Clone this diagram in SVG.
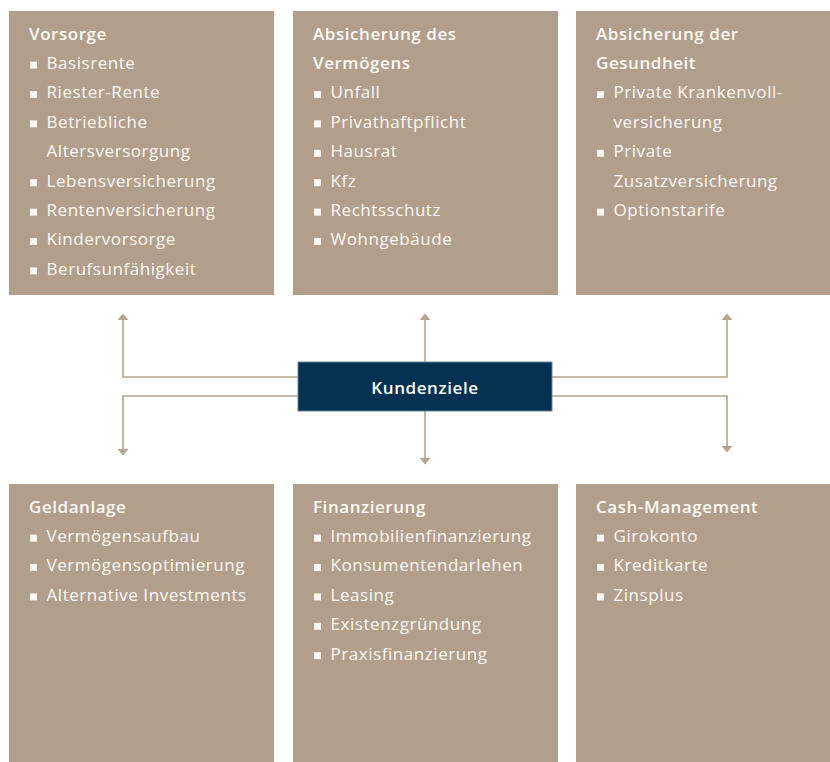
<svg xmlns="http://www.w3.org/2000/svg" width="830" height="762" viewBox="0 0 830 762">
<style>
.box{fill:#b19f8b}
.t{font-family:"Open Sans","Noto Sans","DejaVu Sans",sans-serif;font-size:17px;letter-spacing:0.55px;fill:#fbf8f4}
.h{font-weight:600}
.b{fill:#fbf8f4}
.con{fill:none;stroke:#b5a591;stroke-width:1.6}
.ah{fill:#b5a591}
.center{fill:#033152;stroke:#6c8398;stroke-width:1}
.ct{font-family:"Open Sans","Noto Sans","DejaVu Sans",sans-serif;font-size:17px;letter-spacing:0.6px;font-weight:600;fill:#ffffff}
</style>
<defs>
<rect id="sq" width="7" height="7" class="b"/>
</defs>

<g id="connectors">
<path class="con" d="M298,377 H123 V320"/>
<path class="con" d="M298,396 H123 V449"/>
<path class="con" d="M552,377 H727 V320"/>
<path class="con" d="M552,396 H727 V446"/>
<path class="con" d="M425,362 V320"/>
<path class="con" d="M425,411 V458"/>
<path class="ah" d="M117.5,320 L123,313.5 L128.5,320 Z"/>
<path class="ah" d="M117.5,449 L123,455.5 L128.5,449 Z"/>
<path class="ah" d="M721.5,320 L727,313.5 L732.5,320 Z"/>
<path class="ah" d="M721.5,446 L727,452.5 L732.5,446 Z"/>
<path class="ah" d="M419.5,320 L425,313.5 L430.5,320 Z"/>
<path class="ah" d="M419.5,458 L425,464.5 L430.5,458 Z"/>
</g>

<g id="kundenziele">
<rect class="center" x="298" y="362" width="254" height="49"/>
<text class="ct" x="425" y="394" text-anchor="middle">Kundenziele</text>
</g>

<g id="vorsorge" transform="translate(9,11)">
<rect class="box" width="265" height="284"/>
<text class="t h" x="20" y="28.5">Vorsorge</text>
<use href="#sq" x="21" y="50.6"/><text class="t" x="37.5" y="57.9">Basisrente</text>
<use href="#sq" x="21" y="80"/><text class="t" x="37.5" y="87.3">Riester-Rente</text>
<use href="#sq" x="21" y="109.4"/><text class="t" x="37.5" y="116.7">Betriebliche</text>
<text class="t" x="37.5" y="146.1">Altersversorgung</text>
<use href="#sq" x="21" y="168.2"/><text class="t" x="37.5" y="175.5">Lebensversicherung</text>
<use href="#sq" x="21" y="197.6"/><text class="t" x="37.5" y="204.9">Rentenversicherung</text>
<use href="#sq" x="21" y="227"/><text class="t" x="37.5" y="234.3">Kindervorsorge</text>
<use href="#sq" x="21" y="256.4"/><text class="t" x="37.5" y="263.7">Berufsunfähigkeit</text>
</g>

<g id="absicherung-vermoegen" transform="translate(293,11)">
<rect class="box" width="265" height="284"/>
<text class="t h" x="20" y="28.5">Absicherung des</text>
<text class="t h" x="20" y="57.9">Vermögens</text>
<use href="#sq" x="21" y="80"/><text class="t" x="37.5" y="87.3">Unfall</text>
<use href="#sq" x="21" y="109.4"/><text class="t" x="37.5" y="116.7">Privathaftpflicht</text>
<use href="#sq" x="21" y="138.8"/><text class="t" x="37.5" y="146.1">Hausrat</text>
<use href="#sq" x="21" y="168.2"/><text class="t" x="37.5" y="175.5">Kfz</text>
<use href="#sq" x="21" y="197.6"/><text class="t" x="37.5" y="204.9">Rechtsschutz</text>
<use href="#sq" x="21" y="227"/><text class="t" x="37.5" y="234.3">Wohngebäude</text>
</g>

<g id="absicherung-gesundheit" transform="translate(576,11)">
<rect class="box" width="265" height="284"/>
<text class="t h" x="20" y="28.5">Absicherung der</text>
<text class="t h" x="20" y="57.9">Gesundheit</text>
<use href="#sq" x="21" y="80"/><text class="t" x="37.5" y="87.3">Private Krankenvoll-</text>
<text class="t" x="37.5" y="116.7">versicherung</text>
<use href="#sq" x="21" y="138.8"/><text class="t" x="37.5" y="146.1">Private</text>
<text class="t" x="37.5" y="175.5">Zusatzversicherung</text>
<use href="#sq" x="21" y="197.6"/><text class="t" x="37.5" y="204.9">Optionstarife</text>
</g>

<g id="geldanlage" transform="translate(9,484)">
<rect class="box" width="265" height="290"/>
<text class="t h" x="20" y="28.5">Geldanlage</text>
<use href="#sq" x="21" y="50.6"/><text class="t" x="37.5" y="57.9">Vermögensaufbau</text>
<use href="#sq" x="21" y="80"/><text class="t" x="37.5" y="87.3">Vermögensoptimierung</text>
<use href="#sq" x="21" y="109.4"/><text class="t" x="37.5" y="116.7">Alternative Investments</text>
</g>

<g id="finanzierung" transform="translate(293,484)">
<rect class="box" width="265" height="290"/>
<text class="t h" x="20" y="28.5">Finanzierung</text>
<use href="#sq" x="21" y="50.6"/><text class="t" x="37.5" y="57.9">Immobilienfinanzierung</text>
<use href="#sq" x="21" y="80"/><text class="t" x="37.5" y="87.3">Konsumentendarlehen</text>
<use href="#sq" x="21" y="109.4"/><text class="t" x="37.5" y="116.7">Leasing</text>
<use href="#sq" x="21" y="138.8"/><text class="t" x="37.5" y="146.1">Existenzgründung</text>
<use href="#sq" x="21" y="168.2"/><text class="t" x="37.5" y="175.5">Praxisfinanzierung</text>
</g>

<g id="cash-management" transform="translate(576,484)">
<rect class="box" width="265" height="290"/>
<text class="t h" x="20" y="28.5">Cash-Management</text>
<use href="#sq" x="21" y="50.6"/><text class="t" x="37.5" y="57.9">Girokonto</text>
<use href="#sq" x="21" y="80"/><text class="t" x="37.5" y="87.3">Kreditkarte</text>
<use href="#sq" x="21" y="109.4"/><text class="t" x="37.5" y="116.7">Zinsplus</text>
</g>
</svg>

■ ■ ■ ■ ■ ■ ■

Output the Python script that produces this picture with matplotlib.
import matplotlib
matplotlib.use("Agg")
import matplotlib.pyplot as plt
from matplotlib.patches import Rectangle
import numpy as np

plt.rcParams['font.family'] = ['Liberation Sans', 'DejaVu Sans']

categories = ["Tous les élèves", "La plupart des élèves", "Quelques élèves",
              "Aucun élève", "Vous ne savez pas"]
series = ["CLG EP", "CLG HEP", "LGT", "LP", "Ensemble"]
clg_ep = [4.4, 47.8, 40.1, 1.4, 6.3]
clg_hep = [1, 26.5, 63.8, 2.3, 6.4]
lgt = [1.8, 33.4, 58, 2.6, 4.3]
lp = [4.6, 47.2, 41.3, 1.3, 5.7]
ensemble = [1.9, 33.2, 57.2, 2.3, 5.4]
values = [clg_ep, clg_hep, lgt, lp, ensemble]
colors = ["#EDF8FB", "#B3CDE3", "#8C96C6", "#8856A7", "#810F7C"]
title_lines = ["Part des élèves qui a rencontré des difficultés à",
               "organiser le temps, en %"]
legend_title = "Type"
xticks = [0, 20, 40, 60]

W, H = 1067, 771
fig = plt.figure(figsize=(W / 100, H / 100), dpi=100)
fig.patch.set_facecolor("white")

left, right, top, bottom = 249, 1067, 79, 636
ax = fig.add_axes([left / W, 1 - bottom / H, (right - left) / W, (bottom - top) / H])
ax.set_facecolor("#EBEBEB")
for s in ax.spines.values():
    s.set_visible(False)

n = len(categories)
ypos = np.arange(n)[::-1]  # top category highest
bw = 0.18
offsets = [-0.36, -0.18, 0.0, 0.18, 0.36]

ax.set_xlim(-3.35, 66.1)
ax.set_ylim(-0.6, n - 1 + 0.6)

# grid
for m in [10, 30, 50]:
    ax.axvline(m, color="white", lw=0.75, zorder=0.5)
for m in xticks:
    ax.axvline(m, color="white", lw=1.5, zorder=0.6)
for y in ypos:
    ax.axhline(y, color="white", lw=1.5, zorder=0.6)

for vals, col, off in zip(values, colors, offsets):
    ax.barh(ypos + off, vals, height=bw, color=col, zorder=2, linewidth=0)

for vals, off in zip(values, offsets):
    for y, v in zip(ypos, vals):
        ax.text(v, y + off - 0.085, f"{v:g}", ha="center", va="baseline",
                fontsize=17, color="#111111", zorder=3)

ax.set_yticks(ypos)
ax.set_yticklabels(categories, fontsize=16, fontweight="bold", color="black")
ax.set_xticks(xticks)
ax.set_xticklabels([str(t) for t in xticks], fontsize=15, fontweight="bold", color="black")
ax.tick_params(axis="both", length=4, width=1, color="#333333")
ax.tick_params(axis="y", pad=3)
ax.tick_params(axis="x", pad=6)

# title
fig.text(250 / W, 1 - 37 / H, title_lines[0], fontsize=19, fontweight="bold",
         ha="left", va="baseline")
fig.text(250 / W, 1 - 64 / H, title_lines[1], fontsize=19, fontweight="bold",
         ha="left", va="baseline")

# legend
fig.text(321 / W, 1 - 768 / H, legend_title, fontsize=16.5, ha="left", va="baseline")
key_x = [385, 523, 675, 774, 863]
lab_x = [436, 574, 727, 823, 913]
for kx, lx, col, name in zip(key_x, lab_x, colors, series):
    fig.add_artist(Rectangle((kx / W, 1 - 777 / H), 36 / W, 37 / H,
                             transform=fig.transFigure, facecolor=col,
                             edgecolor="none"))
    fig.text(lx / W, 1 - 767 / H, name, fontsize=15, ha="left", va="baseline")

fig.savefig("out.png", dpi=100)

■ ■ ■ ■ ■ ■ ■

> _Requirement_
Go through the listing above and pull out each line containing the word "matplotlib".

> _Final result_
Output the Python script that produces this picture with matplotlib.
import matplotlib
matplotlib.use("Agg")
import matplotlib.pyplot as plt
from matplotlib.patches import Rectangle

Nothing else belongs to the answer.